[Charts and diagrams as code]

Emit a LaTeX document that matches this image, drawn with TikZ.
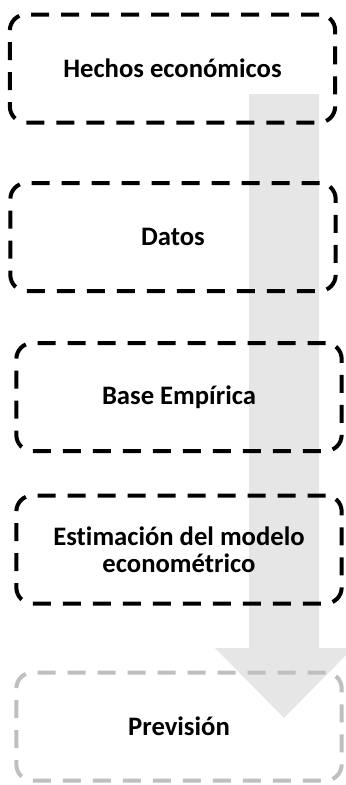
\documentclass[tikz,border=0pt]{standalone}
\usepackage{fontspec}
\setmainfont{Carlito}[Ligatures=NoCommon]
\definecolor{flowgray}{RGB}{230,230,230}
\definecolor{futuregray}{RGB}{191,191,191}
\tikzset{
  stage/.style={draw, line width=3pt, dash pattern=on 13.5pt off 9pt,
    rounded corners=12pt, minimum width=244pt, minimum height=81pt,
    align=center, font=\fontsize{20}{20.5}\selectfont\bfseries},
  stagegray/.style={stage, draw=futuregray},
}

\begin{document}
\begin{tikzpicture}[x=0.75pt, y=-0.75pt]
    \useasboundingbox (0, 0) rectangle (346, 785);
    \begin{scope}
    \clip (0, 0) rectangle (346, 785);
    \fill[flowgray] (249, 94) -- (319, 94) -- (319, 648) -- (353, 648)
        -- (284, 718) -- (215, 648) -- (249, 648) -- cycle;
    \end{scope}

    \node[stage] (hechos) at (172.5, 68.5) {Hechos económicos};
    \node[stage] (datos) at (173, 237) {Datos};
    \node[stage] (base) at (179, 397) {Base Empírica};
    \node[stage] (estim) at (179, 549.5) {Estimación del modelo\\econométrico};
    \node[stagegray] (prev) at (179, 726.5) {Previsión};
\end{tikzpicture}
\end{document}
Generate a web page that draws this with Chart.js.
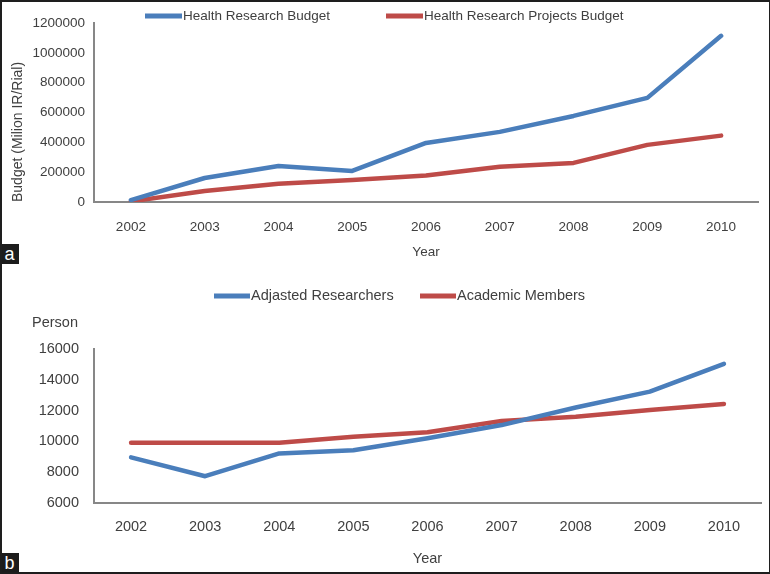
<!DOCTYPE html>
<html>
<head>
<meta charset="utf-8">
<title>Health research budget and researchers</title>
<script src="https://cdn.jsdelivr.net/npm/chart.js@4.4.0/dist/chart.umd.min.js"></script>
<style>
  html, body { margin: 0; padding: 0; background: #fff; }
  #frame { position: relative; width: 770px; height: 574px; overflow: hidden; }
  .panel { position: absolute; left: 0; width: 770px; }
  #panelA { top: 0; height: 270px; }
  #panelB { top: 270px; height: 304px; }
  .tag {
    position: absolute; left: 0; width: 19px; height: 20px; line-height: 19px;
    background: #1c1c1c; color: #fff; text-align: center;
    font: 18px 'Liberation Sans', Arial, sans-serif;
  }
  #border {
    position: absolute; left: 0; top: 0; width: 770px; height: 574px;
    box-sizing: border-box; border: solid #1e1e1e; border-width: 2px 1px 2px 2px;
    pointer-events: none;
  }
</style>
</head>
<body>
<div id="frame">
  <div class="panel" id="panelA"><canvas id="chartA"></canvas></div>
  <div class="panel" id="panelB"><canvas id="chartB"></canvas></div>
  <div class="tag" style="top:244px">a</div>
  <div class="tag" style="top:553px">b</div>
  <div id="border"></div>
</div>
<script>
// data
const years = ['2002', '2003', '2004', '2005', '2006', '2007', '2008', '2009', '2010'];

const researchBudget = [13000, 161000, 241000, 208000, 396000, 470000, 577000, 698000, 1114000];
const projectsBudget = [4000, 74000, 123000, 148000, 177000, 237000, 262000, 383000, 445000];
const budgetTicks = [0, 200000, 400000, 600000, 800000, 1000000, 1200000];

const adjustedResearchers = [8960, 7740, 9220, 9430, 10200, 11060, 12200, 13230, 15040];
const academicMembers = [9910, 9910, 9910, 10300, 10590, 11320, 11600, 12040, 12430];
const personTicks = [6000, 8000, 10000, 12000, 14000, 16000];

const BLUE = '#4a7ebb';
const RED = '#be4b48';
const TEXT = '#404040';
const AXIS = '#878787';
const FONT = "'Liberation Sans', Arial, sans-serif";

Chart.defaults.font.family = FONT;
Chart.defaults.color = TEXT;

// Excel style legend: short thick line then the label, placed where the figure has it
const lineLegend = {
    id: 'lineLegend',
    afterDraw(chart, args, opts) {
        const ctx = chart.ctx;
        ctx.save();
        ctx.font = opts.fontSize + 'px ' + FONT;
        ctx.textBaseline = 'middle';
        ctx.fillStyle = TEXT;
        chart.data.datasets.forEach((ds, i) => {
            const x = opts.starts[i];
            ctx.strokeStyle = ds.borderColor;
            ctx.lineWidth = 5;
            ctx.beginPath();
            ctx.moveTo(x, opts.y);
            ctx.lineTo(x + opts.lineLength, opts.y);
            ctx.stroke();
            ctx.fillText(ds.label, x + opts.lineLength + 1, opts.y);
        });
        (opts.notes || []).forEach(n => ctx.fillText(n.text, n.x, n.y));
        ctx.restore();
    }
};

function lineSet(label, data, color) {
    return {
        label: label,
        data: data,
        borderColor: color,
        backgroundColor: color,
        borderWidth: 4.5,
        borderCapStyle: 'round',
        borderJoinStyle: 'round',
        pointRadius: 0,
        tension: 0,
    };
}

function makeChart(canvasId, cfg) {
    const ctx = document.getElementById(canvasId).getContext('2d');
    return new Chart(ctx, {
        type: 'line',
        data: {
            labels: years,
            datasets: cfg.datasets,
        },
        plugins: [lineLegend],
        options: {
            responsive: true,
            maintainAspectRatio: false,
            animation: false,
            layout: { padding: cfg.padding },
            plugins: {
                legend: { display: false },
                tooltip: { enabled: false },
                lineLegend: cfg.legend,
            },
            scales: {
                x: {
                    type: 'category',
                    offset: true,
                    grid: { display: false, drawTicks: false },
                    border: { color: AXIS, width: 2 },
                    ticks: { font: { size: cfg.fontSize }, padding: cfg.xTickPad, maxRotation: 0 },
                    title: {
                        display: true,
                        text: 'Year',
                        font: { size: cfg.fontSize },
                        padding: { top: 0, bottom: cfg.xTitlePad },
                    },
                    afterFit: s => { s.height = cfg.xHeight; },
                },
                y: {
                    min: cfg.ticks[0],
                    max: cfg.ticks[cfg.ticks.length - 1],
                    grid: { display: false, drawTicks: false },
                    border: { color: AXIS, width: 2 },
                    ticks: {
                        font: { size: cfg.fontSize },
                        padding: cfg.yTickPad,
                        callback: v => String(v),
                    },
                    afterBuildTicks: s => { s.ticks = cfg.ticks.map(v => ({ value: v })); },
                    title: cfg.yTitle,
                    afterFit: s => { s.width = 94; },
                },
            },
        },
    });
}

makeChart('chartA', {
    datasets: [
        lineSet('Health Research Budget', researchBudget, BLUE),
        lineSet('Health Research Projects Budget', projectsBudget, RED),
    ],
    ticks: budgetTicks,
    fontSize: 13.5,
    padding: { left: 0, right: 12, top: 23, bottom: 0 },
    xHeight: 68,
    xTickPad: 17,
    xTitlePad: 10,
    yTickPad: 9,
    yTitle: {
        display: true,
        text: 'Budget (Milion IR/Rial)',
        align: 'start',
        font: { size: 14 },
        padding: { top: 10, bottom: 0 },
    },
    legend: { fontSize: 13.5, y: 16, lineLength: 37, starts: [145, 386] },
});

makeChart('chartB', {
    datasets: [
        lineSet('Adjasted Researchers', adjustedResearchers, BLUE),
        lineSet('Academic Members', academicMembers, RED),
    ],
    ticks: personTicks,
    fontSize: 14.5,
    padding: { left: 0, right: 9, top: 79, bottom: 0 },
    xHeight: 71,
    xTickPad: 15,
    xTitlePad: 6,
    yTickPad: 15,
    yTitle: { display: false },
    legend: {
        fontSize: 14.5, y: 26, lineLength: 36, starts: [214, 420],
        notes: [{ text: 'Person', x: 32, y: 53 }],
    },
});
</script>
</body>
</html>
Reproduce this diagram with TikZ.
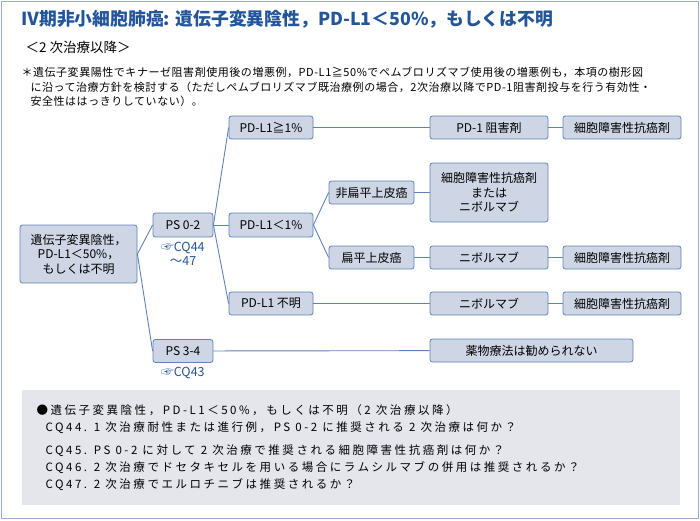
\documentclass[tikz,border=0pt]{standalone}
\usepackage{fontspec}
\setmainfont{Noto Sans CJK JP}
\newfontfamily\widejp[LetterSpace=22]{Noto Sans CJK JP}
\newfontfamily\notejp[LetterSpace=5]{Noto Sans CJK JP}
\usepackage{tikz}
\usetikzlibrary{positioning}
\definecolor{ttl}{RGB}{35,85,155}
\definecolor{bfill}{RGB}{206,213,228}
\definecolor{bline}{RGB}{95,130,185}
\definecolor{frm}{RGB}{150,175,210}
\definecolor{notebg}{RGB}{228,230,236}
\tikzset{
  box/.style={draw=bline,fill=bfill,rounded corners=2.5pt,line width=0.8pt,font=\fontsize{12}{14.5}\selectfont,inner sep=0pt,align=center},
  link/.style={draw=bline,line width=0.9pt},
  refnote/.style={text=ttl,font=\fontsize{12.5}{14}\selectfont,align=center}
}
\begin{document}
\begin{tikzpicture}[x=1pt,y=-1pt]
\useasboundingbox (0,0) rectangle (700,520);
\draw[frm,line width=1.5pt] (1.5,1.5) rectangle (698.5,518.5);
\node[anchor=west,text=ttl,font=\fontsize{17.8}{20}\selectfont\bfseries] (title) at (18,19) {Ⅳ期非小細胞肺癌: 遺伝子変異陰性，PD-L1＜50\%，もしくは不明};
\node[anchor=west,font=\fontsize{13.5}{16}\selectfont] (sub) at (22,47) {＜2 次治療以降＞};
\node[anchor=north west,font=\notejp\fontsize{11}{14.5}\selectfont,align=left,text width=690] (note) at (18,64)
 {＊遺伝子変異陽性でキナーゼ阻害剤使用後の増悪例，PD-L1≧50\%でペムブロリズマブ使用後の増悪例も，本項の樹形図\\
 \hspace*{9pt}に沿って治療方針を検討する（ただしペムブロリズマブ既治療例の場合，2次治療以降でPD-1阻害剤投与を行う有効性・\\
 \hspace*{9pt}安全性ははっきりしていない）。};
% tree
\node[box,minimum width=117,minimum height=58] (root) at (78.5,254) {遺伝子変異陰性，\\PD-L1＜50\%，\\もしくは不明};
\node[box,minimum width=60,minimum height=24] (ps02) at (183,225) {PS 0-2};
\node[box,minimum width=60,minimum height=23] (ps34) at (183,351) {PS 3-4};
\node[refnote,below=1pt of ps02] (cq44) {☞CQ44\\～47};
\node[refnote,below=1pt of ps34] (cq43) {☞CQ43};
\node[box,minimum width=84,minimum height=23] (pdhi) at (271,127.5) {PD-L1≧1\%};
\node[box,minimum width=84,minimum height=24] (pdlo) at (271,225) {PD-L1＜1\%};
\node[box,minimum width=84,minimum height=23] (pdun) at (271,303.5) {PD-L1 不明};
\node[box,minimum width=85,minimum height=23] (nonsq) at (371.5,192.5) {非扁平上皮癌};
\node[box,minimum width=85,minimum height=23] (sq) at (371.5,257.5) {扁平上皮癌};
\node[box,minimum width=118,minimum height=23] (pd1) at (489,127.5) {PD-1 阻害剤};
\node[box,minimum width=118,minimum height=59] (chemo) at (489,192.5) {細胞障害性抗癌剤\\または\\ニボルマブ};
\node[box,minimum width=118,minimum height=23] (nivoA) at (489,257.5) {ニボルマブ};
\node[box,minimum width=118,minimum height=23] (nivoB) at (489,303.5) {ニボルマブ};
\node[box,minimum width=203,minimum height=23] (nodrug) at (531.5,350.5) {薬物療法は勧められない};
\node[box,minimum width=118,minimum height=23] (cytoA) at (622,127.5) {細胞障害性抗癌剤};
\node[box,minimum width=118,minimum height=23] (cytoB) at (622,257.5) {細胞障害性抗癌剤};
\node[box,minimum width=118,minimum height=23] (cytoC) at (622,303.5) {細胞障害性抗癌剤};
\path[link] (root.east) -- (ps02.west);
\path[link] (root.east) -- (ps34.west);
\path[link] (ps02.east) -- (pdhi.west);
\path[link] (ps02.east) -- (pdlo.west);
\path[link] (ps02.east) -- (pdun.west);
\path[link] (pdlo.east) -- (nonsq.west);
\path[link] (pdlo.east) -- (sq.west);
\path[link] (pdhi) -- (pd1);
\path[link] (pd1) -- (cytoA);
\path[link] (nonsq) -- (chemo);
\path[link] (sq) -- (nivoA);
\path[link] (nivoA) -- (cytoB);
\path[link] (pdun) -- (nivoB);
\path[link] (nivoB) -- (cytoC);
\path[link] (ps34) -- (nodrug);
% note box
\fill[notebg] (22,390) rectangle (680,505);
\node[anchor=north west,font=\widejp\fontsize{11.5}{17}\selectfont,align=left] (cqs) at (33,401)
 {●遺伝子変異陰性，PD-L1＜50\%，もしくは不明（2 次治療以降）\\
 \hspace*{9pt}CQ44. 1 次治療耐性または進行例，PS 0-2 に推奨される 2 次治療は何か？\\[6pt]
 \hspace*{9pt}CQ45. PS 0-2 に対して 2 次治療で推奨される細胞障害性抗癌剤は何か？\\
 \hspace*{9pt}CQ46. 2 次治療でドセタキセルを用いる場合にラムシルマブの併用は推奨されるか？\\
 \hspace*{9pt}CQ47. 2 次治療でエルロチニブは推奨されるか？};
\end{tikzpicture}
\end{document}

Objective
Scan the material above for the string "this" and return the lines that hold it.

Task response
Emit a LaTeX document that matches this image, drawn with TikZ.
Generate a web page that draws this with Chart.js.
Reproduce this diagram with TikZ.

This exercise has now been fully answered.